Today, as I stand at the wardrobe door I watch my mother rake her hands though all of his clothes. Now the truth comes out! She turns down three pairs of jeans daddy holds up, announces that she doesn't like the stripy shirts after years of wearing them and with a gleam in her eye she places his suit in the case. I am very grateful to have her because now he has dashing clothes to wear (especially after she went out and bought more shirts, socks and yes jocks in mind. She has one of the kindest hearts I known anyone to have. And not just for the socks shopping) and I can be confident he will look his best for the interview. He looks fit to go and kiss the Queen's hand while he is there!
Daddy and I place a black thick jacket onto the bed as well as a blue jumper.

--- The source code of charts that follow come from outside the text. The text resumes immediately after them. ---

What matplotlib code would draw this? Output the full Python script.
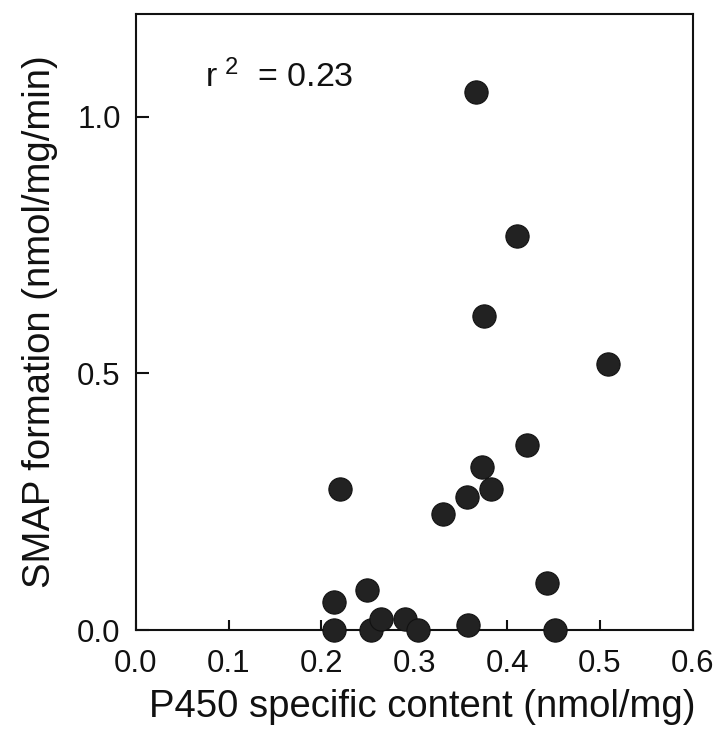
import matplotlib
matplotlib.use("Agg")
import matplotlib.pyplot as plt

plt.rcParams['font.family'] = ['Liberation Sans', 'DejaVu Sans']
plt.rcParams['mathtext.fontset'] = 'custom'
plt.rcParams['mathtext.rm'] = 'Liberation Sans'
plt.rcParams['mathtext.default'] = 'regular'

# Data
p450_content = [0.220, 0.331, 0.357, 0.373, 0.383, 0.422, 0.213, 0.249, 0.443,
                0.213, 0.253, 0.264, 0.290, 0.304, 0.358, 0.452, 0.367, 0.411,
                0.375, 0.509]
smap_formation = [0.274, 0.227, 0.259, 0.317, 0.275, 0.361, 0.055, 0.077, 0.092,
                  0.000, 0.000, 0.021, 0.021, 0.000, 0.010, 0.000, 1.049, 0.768,
                  0.612, 0.519]
x_ticks = [0.0, 0.1, 0.2, 0.3, 0.4, 0.5, 0.6]
y_ticks = [0.0, 0.5, 1.0]
r2_label = r"r$^{\ 2}$  = 0.23"

fig = plt.figure(figsize=(7.23, 7.5), dpi=100)
ax = fig.add_axes([0.188, 0.16, 0.770, 0.821])

ax.scatter(p450_content, smap_formation, s=280, color='#222222',
           edgecolors='#111111', linewidths=0.8, clip_on=False, zorder=3)

ax.set_xlim(0, 0.6)
ax.set_ylim(0, 1.2)
ax.set_xticks(x_ticks)
ax.set_yticks(y_ticks)
ax.set_xticklabels([f"{v:.1f}" for v in x_ticks])
ax.set_yticklabels([f"{v:.1f}" for v in y_ticks])

for s in ax.spines.values():
    s.set_linewidth(1.5)
    s.set_color('#111111')

ax.tick_params(axis='x', direction='in', length=7, width=1.5, labelsize=22.5,
               pad=14, top=False, colors='#111111')
ax.tick_params(axis='y', direction='in', length=9, width=1.5, labelsize=22.5,
               pad=11, right=False, colors='#111111')

ax.set_xlabel("P450 specific content (nmol/mg)", fontsize=27.5, labelpad=7,
              color='#111111')
ax.xaxis.label.set_x(0.515)
ax.set_ylabel("SMAP formation (nmol/mg/min)", fontsize=27.5, labelpad=14,
              color='#111111')

ax.text(0.074, 1.058, r2_label, fontsize=24.5, ha='left', va='baseline',
        color='#111111')

fig.savefig("out.png", dpi=100)
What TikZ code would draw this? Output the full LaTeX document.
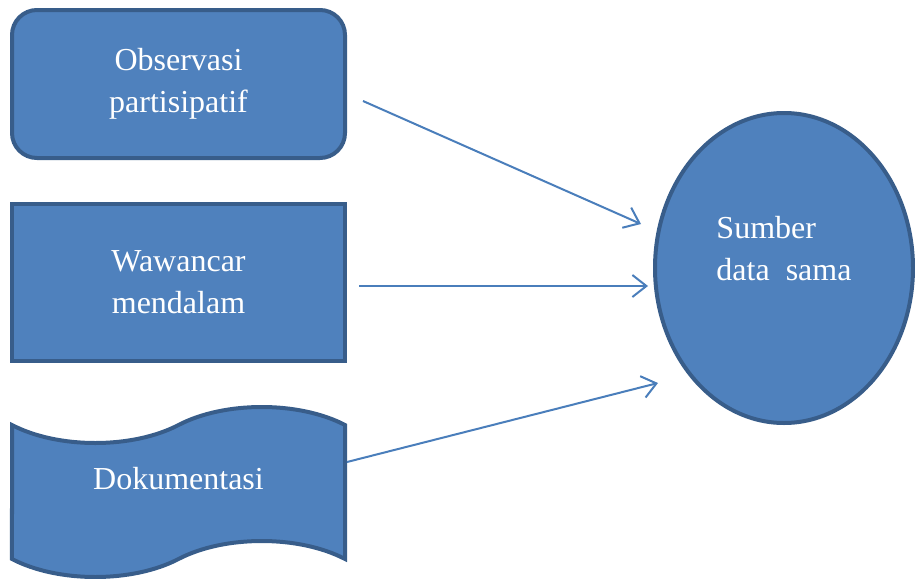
\documentclass[tikz,border=0pt]{standalone}
\usepackage{fontspec}
\setmainfont{Liberation Serif}
\usetikzlibrary{positioning, arrows.meta, shapes.geometric, shapes.symbols}
\definecolor{boxfill}{HTML}{4F81BD}
\definecolor{boxline}{HTML}{385D8A}
\definecolor{arrline}{HTML}{4A7EBB}
\tikzset{
    x=0.5pt, y=-0.5pt,
    every box/.style={draw=boxline, fill=boxfill, line width=2pt, text=white,
        font=\fontsize{16}{21}\selectfont, align=center, inner sep=0pt},
    conn/.style={draw=arrline, line width=1pt, -{Straight Barb[length=7pt, width=11pt]}}
}

\begin{document}
\begin{tikzpicture}
    % canvas
    \useasboundingbox (0,0) rectangle (915,578);
        \node[every box, rounded corners=12.5pt, minimum width=166.5pt, minimum height=74pt] (obs) at (178.5,84) {Observasi\\partisipatif};
        \node[every box, minimum width=166.5pt, minimum height=78.5pt] (waw) at (178.5,282.5) {Wawancar\\mendalam};
        \node[every box, tape, tape bend top=in and out, tape bend bottom=in and out, tape bend height=18pt,
            minimum width=166.5pt, minimum height=85pt, text depth=14pt] (dok) at (178.5,492) {Dokumentasi};
        \node[every box, ellipse, minimum width=129pt, minimum height=155pt] (sumber) at (784,268) {};
        \node[text=white, font=\fontsize{16}{21}\selectfont, align=left] (lbl) at ([yshift=9.5pt]sumber.center) {Sumber\\data\ \ sama};
        \draw[conn] ([xshift=8pt,yshift=-8.5pt]obs.east) -- ([xshift=-6pt,yshift=22pt]sumber.west);
        \draw[conn] ([xshift=6pt,yshift=-1.75pt]waw.east) -- ([xshift=-2.5pt,yshift=-9pt]sumber.west);
        \draw[conn] ([yshift=15pt]dok.east) -- ([xshift=2.5pt,yshift=-57.5pt]sumber.west);
\end{tikzpicture}
\end{document}
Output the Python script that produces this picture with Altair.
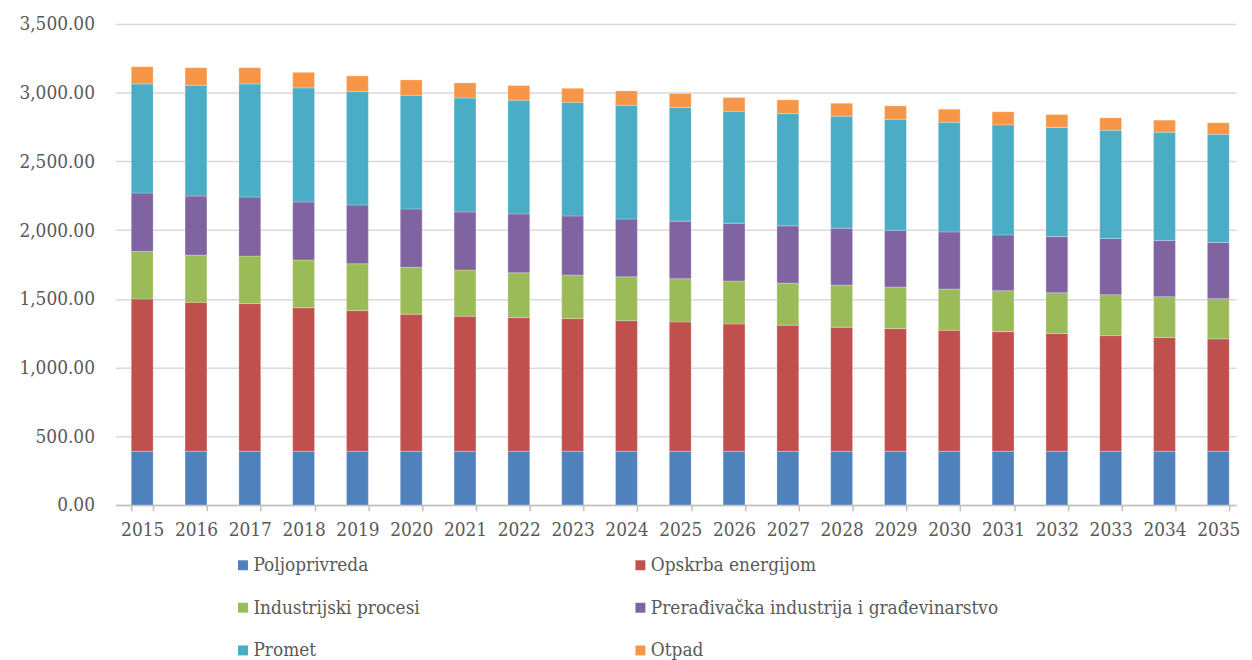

Mum ,however ,says the blue jumper is too old and daddy needs to just take the black one. I then look at dad and give him a wink before shifting my eyes to the case indicating I will slip the jumper in later. Dad replies with a grin. I am struggling with the fact that it is so cold over there though. I mean I have lived in England before but being in Aus for so long I am struggling with these heavy jackets dad is packing. Even when it's cold here you put a jacket as thick as the black one on and you get hot! Even in winter! My initial reaction is 'Don't pack that you will get too hot' but then I bite my tongue and remind myself this is England not Broome.
When we all come to the conclusion that dad does not have suitable suit pants to wear on Saturday for the interview we all slip out shoes on, jump in the car (when I say all I mean, mum, daddy, my second youngest sister and I. The boys stay home entertained with miniature Lego men and the twins are at day care) and head out. Arriving at the Salvation Army we score a pair of pants in under fifteen minutes for two dollars. Awesome! I have to say I did spot my dad dancing around the shop with them on looking for mother’s second opinion. I smiled to myself and turned away thinking how much fun it would be if Wednesday was the day we were all moving over there. Permanently.
Last night we talked to one of dad's old friends who we haven’t seen in years. I think the only memory I have of him is his flash red car and him saying there were only twenty four of them in the whole world. One of those twenty four parked near our house for an hour or so. Beauty! The conversation over Skype turned out to be a huge blessing and, after explaining to dad's friend about his small trip for the interview, he agreed to let dad stay at his house. He also told us he would look for schools in the area for us kids and that he and dad would go for a drive to look for a house. Then he said in a thick English accent 'Alright I will see you Thursday then' and I thought that sounded really weird!
I am very excited about daddy going but I am also very nervous. This is a huge step in Process England and if we don't get this job it's going to be a mighty bit knock back. I feel in my heart this job is right and every night I pray giving it all to God. I pray that it is right and God will lead us in this journey turning us around the right corners, I also pray that if we don't get this job He will be there to wipe our tears, lift us up onto our feet and give us the strength, we physically and mentally won't have if we don't get this job to start looking again. I am confident and have the faith in God that this will most certainly not happen. That we will not have to start looking again and this job is in God’s hands more than it is ours and he will give it to us when it is right. And I think it is right. I think the job is ours.